Não existe possibilidade de derrotarmos a Reforma da Previdência e também os projetos de flexibilização da legislação trabalhista sem a máxima unidade de todos os movimentos. Não existe espaço para posturas divisionistas. Por isso os atos unitários e a unificação com as categorias foi uma demonstração madura do movimento de mulheres de que a luta das mulheres hoje no Brasil passa pela luta unificada com o conjunto dos explorados e oprimidos em uma só luta para derrotar os ataques neoliberais como convocava o manifesto de Ângela Davis.

Ao mesmo tempo, o movimento sindical tradicional há que reconhecer que a marca das mulheres nos atos deste dia 08 foi essencial para serem vitoriosos. Manifestações mais horizontais, um verdadeiro encontro de inúmeros coletivos e agrupamentos feministas, com suas baterias e megafones circulando, com as mulheres negras, indígenas e LGBT’s à frente, sem o peso sufocante dos grandes aparatos burocráticos, deve indicar que é necessário que o movimento sindical também repense suas práticas se quiser ter uma participação maior das mulheres nas próximas manifestações contra a reforma da previdência, como a que está marcada para este dia 15.

O machismo mata, e o feminismo que liberta é aquele que não abaixa a cabeça para o capital!

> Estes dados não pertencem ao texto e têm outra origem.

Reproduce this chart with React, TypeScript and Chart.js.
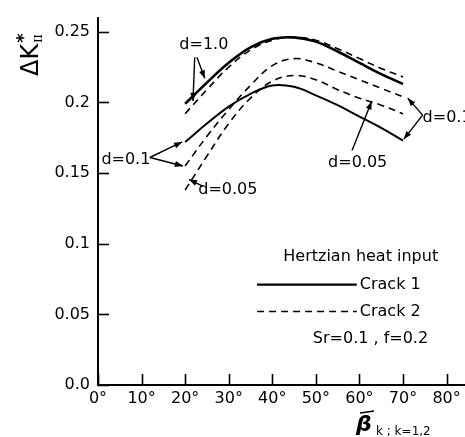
import React, { useEffect, useRef } from 'react';
import { Chart, registerables } from 'chart.js';
Chart.register(...registerables);

// ---- data ----
const angles = [20, 25, 30, 35, 40, 45, 50, 55, 60, 65, 70];
const crack1D10 = [0.199, 0.214, 0.228, 0.239, 0.245, 0.246, 0.243, 0.236, 0.228, 0.220, 0.213];
const crack2D10 = [0.192, 0.209, 0.225, 0.237, 0.244, 0.246, 0.244, 0.238, 0.231, 0.224, 0.218];
const crack2D01 = [0.155, 0.176, 0.195, 0.212, 0.226, 0.231, 0.228, 0.222, 0.216, 0.210, 0.204];
const crack2D005 = [0.138, 0.162, 0.185, 0.203, 0.215, 0.219, 0.216, 0.209, 0.203, 0.198, 0.192];
const crack1D01 = [0.172, 0.185, 0.197, 0.206, 0.212, 0.211, 0.205, 0.198, 0.190, 0.182, 0.173];

const yTickValues = [0, 0.05, 0.1, 0.15, 0.2, 0.25];
const yTickLabels = ['0.0', '0.05', '0.1', '0.15', '0.2', '0.25'];
const xTickValues = [0, 10, 20, 30, 40, 50, 60, 70, 80];
const xTickLabels = ['0°', '10°', '20°', '30°', '40°', '50°', '60°', '70°', '80°'];

// annotation labels (data units) : text, x, y, align
const labelTexts = ['d=1.0', 'd=0.1', 'd=0.05', 'd=0.05', 'd=0.1'];
const labelX = [24.3, 6.4, 29.8, 59.6, 74.5];
const labelY = [0.241, 0.159, 0.138, 0.157, 0.189];
const labelAlign = ['center', 'center', 'center', 'center', 'left'];

// arrows (data units): from -> to
const arrowFromX = [22.2, 22.7, 11.9, 11.9, 24.1, 58.3, 74.5, 74.5];
const arrowFromY = [0.232, 0.232, 0.161, 0.161, 0.1406, 0.166, 0.191, 0.191];
const arrowToX = [21.8, 24.5, 19.3, 19.5, 20.9, 62.8, 71.1, 70.2];
const arrowToY = [0.201, 0.217, 0.172, 0.155, 0.1455, 0.2007, 0.203, 0.174];

// legend texts
const legendTitle = 'Hertzian heat input';
const legendNames = ['Crack 1', 'Crack 2'];
const paramText = 'Sr=0.1 , f=0.2';

const FONT = '"DejaVu Sans", sans-serif';
const DASH = [7, 5];

function toPts(ys: number[]) {
  return angles.map((a, i) => ({ x: a, y: ys[i] }));
}

const decorPlugin = {
  id: 'decor',
  afterDraw(chart: any) {
    const ctx = chart.ctx;
    const xs = chart.scales.x;
    const ys = chart.scales.y;
    const area = chart.chartArea;
    ctx.save();
    ctx.strokeStyle = '#000';
    ctx.fillStyle = '#000';
    // inward ticks
    ctx.lineWidth = 1.6;
    yTickValues.forEach((v) => {
      const py = Math.round(ys.getPixelForValue(v)) + 0.5;
      ctx.beginPath();
      ctx.moveTo(area.left, py);
      ctx.lineTo(area.left + 11, py);
      ctx.stroke();
    });
    xTickValues.forEach((v) => {
      const px = Math.round(xs.getPixelForValue(v)) + 0.5;
      ctx.beginPath();
      ctx.moveTo(px, area.bottom);
      ctx.lineTo(px, area.bottom - 11);
      ctx.stroke();
    });

    // labels
    ctx.font = '16px ' + FONT;
    ctx.textBaseline = 'middle';
    labelTexts.forEach((t, i) => {
      ctx.textAlign = labelAlign[i];
      ctx.fillText(t, xs.getPixelForValue(labelX[i]), ys.getPixelForValue(labelY[i]));
    });

    // arrows
    ctx.lineWidth = 1.4;
    arrowFromX.forEach((fx, i) => {
      const x1 = xs.getPixelForValue(fx);
      const y1 = ys.getPixelForValue(arrowFromY[i]);
      const x2 = xs.getPixelForValue(arrowToX[i]);
      const y2 = ys.getPixelForValue(arrowToY[i]);
      ctx.beginPath();
      ctx.moveTo(x1, y1);
      ctx.lineTo(x2, y2);
      ctx.stroke();
      const ang = Math.atan2(y2 - y1, x2 - x1);
      const L = 8, W = 3;
      ctx.beginPath();
      ctx.moveTo(x2, y2);
      ctx.lineTo(x2 - L * Math.cos(ang) + W * Math.sin(ang), y2 - L * Math.sin(ang) - W * Math.cos(ang));
      ctx.lineTo(x2 - L * Math.cos(ang) - W * Math.sin(ang), y2 - L * Math.sin(ang) + W * Math.cos(ang));
      ctx.closePath();
      ctx.fill();
    });

    // legend
    ctx.font = '16px ' + FONT;
    ctx.textAlign = 'center';
    ctx.fillText(legendTitle, xs.getPixelForValue(60.3), ys.getPixelForValue(0.091));
    const lx1 = xs.getPixelForValue(36.5);
    const lx2 = xs.getPixelForValue(59.4);
    const ly = [0.071, 0.052];
    legendNames.forEach((n, i) => {
      const py = ys.getPixelForValue(ly[i]);
      ctx.lineWidth = i === 0 ? 2.2 : 1.5;
      ctx.setLineDash(i === 0 ? [] : DASH);
      ctx.beginPath();
      ctx.moveTo(lx1, py);
      ctx.lineTo(lx2, py);
      ctx.stroke();
      ctx.setLineDash([]);
      ctx.textAlign = 'left';
      ctx.fillText(n, lx2 + 3, py);
    });
    ctx.textAlign = 'left';
    ctx.fillText(paramText, xs.getPixelForValue(49.3), ys.getPixelForValue(0.033));

    // y axis title
    ctx.save();
    ctx.translate(38, 76);
    ctx.rotate(-Math.PI / 2);
    ctx.textAlign = 'left';
    ctx.textBaseline = 'alphabetic';
    ctx.font = '24px ' + FONT;
    ctx.fillText('ΔK', 0, 0);
    const w = ctx.measureText('ΔK').width;
    ctx.font = 'bold 18px ' + FONT;
    ctx.fillText('*', w + 1, -9);
    ctx.font = '11px "DejaVu Serif", serif';
    ctx.fillText('II', w + 1, 4);
    ctx.restore();

    // x axis title
    ctx.textAlign = 'left';
    ctx.textBaseline = 'alphabetic';
    ctx.font = 'italic bold 22px ' + FONT;
    ctx.fillText('β', 356, 431);
    ctx.lineWidth = 1.6;
    ctx.beginPath();
    ctx.moveTo(360, 413);
    ctx.lineTo(374, 411);
    ctx.stroke();
    ctx.font = '12px ' + FONT;
    ctx.fillText('k ; k=1,2', 376, 435);
    ctx.restore();
  },
};

export default function App() {
  const ref = useRef<HTMLCanvasElement | null>(null);
  useEffect(() => {
    document.body.style.margin = '0';
    const canvas = ref.current!;
    const mk = (label: string, ys: number[], dashed: boolean, width: number) => ({
      label,
      data: toPts(ys),
      borderColor: '#000',
      backgroundColor: '#000',
      borderWidth: width,
      borderDash: dashed ? DASH : [],
      pointRadius: 0,
      fill: false,
      tension: 0.4,
    });
    const chart = new Chart(canvas, {
      type: 'line',
      data: {
        datasets: [
          mk('Crack 1 d=1.0', crack1D10, false, 2.6),
          mk('Crack 2 d=1.0', crack2D10, true, 1.6),
          mk('Crack 2 d=0.1', crack2D01, true, 1.6),
          mk('Crack 2 d=0.05', crack2D005, true, 1.6),
          mk('Crack 1 d=0.1', crack1D01, false, 2),
        ],
      },
      options: {
        animation: false,
        responsive: false,
        devicePixelRatio: 1,
        layout: { padding: { top: 13, right: 1, left: 0, bottom: 0 } },
        plugins: { legend: { display: false }, tooltip: { enabled: false } },
        scales: {
          x: {
            type: 'linear',
            min: 0,
            max: 84,
            grid: { display: false, drawTicks: false },
            border: { display: true, color: '#000', width: 2 },
            afterBuildTicks: (s: any) => {
              s.ticks = xTickValues.map((v) => ({ value: v }));
            },
            afterFit: (s: any) => {
              s.height = 52;
            },
            ticks: {
              color: '#000',
              padding: 4,
              maxRotation: 0,
              autoSkip: false,
              font: { family: FONT, size: 16 },
              callback: (v: any) => xTickLabels[xTickValues.indexOf(Number(v))] ?? '',
            },
          },
          y: {
            type: 'linear',
            min: 0,
            max: 0.26,
            grid: { display: false, drawTicks: false },
            border: { display: true, color: '#000', width: 2 },
            afterBuildTicks: (s: any) => {
              s.ticks = yTickValues.map((v) => ({ value: v }));
            },
            afterFit: (s: any) => {
              s.width = 98;
            },
            ticks: {
              color: '#000',
              padding: 8,
              autoSkip: false,
              font: { family: FONT, size: 16 },
              callback: (v: any) => {
                const i = yTickValues.findIndex((t) => Math.abs(t - Number(v)) < 1e-9);
                return i >= 0 ? yTickLabels[i] : '';
              },
            },
          },
        },
      },
      plugins: [decorPlugin],
    });
    return () => chart.destroy();
  }, []);
  return (
    <div style={{ width: 465, height: 437, background: '#fff' }}>
      <canvas ref={ref} width={465} height={437} style={{ display: 'block' }} />
    </div>
  );
}
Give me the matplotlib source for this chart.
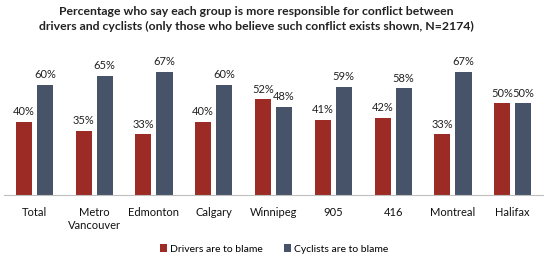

Mas dentro da unidade necessária, as frentes e blocos de esquerda também tiveram papel fundamental. Assim como o feminismo liberal de Hilary Clinton não é saída para as mulheres norte-americanas, aqui no Brasil, ter tido uma mulher na presidência que ficou refém da conciliação de classes com os banqueiros, com os grandes empresários e o agronegócio, assim como as alianças com as bancadas fundamentalistas no congresso nacional, demonstrou que esta não pode ser a saída para as mulheres trabalhadoras, negras, indígenas e LGBTs brasileiras. Por isso, experiências como o lançamento da Frente Feminista de Esquerda em São Paulo, provam de que existe espaço real para traçarmos uma estratégia de independência de classes e anticapitalista para o movimento feminista no Brasil.